Control your inventory costs. In today’s competitive used vehicle marketplace, it’s critical to be “on the money” with every wholesale unit acquired through auctions or trade-ins. The best way to avoid over-paying for a car is by assessing its cost-to-market ratio before you make the decision to buy the vehicle. This ratio measures the “spread” between a vehicle’s wholesale acquisition cost and its most competitive retail asking price. With this, dealers can account for other potential drags on a used vehicle’s profitability potential–auction/transportation fees, reconditioning costs and packs—as they determine the maximum amount they can pay to acquire a unit and produce a reasonable retail profit. These cost management efforts require the ability to effectively coordinate a “cost-to-market” mindset with buyers, service managers and appraisers to ensure everyone recognizes their decisions have a direct impact on a used vehicle’s profitability potential.
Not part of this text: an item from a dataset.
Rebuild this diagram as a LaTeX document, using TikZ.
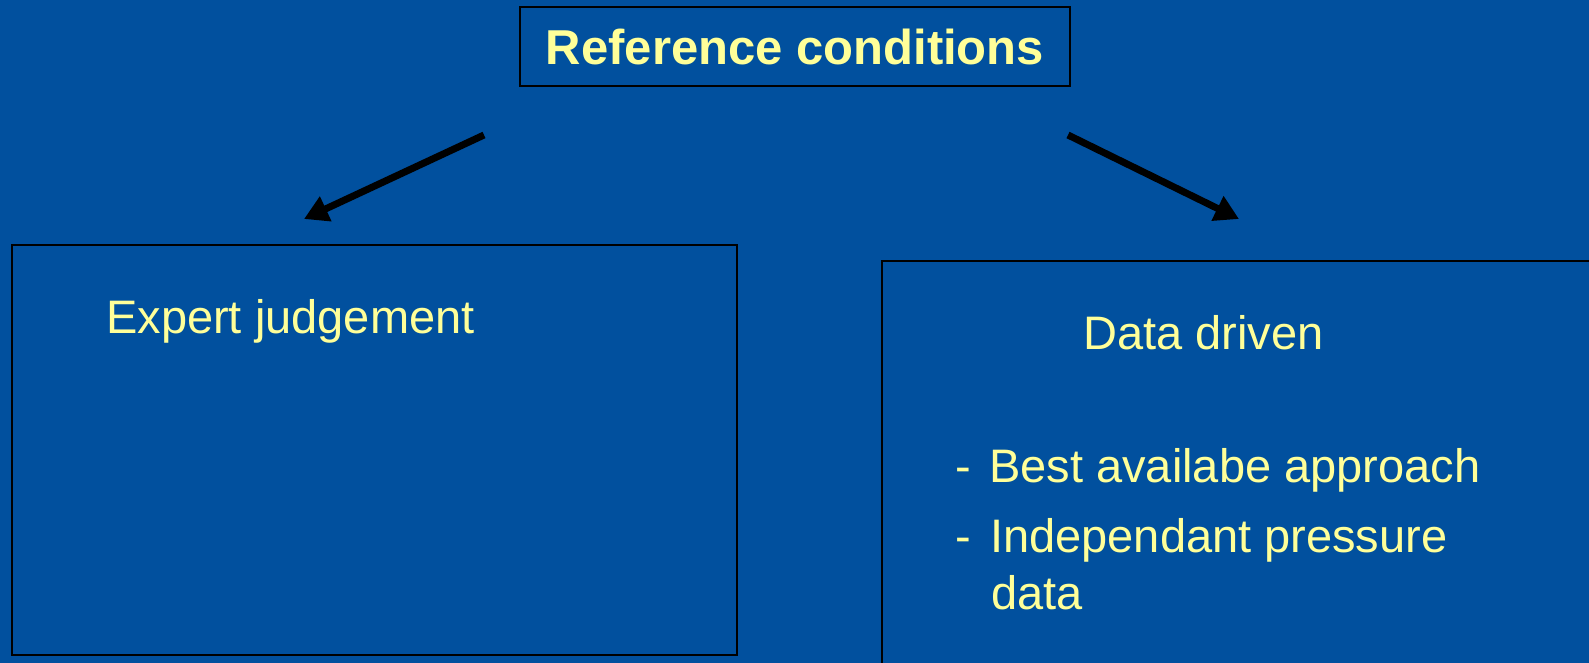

Today’s technology and tools help dealers manage this critical balancing act to preserve, protect and maximize each vehicle’s profit margin.

Build transparency in your sales process. Dealers who have adopted a velocity-driven approach to used vehicle management recognize they have a powerful pricing “story” to share with customers for every car. They can use technology and tools to detail and defend why a $13,375 asking price is, in fact, the best deal on the car in question. As part of their sales processes, these dealers address price right up front, explaining the store’s efforts to manage costs and price the car competitively to maximize its value proposition for customers. In this way, dealers “hold gross” by openly conveying what their customers have already learned through their online shopping and research: This vehicle is a good value, given its price and condition. When velocity dealers embrace transparency, they typically find little or no pricing push-back from their customers. In this environment, discounts are rare and, when they do occur, they run less than $200.

After discussing these used vehicle profitability best practices recently with a group of dealers, I asked them if they thought, in light of what I’d just shared, if they still believed they had a problem with profitability in their used vehicle departments.

One dealer’s response was particularly telling: “No, it’s a not a profitability problem. I’ve got a people and process problem, and a lot of work to do.”